The success of this play is all the more surprising because its harder to pull off redemption stories. Having invested a considerable amount of time and energy into pulling off the knowing look without revealing exasperation, we don’t like our sophistication and cynicism challenged in ways that can’t be resolved by intellectual gamesmanship. However, this is the territory covered by Superior Donuts. I suspect at least some in the audience will find Arthur Przbyszewski’s character a wee bit unsettling. However, inasmuch as these darker threads are woven into a larger fabric, they also raise the possibility of connection without getting maudlin. This is the magic of theatre and why we keep coming back. This is why Superior Donuts works so well.
The interplay between shop owner Arthur Przbyszewski) (Howard Swain), immigrant businessman Max Tarasov (Seren Oliver) and the new hire Franco Wick (Lance Gardner) was fascinating to watch as each pushed each other into more and more polarized positions. Whereas Swain is so physically lethargic he can barely sit on a counter stool, Gardner’s high energy animates the entire stage. Tarasov struggles with his English but is nonetheless incredbly revealing, while Gardner is of few words. Each actor pushed their character to its limits, almost going too far before pulling back. This tension saved the characters from becoming cardboard cutout and gave rise to some of the funnier moments of the evening. Franco’s upstart nagging about Arthur’s wardrobe brought down the house when he urged Arthur to lose the ponytail and ditch the patchouli because it smells like cat piss. The ante is upped when Franco tells him to dump the cat in response to his defense patchouli denial.

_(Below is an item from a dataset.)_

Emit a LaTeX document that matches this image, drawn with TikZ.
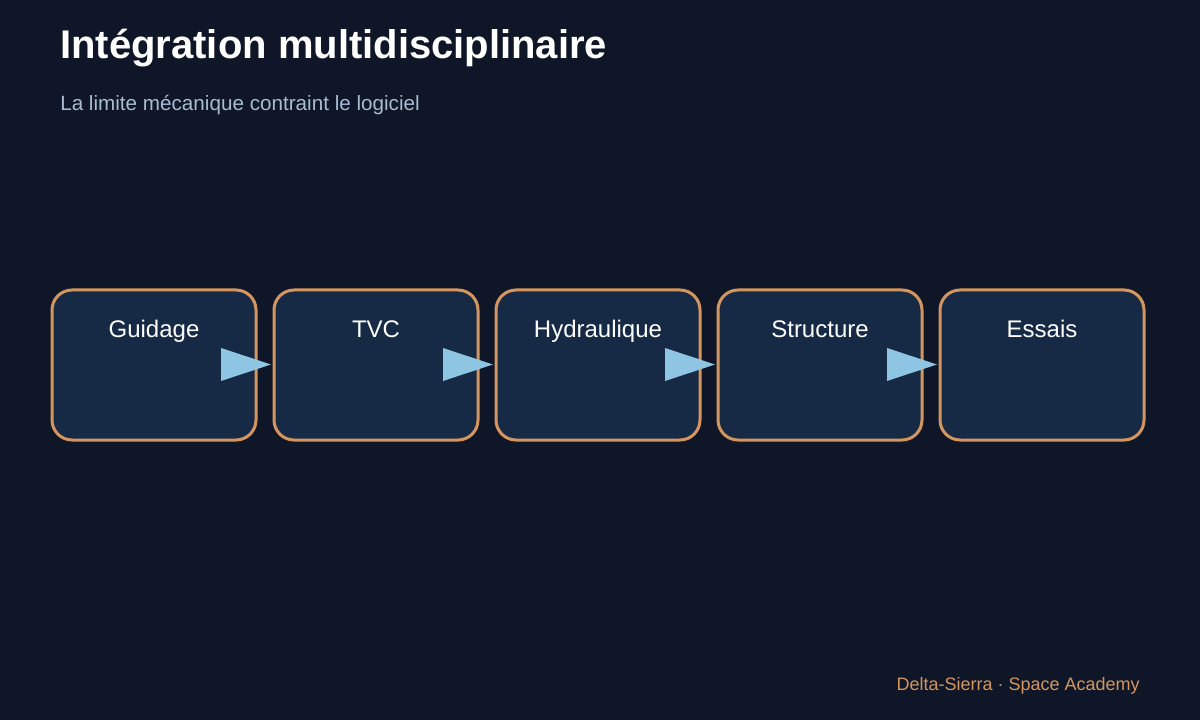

This review would be incomplete without mention of newcomer Jonathan Deline. During his brief appearance on stage, Deline’s impressive body armor spoke volumes that would have been impossible for a lesser actor to convey. Hopefully, we will see more of this young man in the years to come.
Set designer Tom Langguth brought a whole world together on stage that was as rich in detail and as deep as the characters themselves. In a play as tied to a particular city and particular location, the details had to be right. However, getting it right also meant making it universal,which is where Langguth’s genius shown. If you’ve above a certain age, you’ve been in that doughnut shop. Care was obviously spent on the small details like the cutaway to the storage room, the hanging string hanging to wrap up boxes and the dollar bill and small photos clustered by the register. The rumbling El over the shop warded off the claustrophobia that can set in when the action is confined to a single interior set.
Superior Donuts continues through the end of the month – and is well worth taking in. The warmth of the donut shop makes this a perfect play for autumnal shadows grow longer.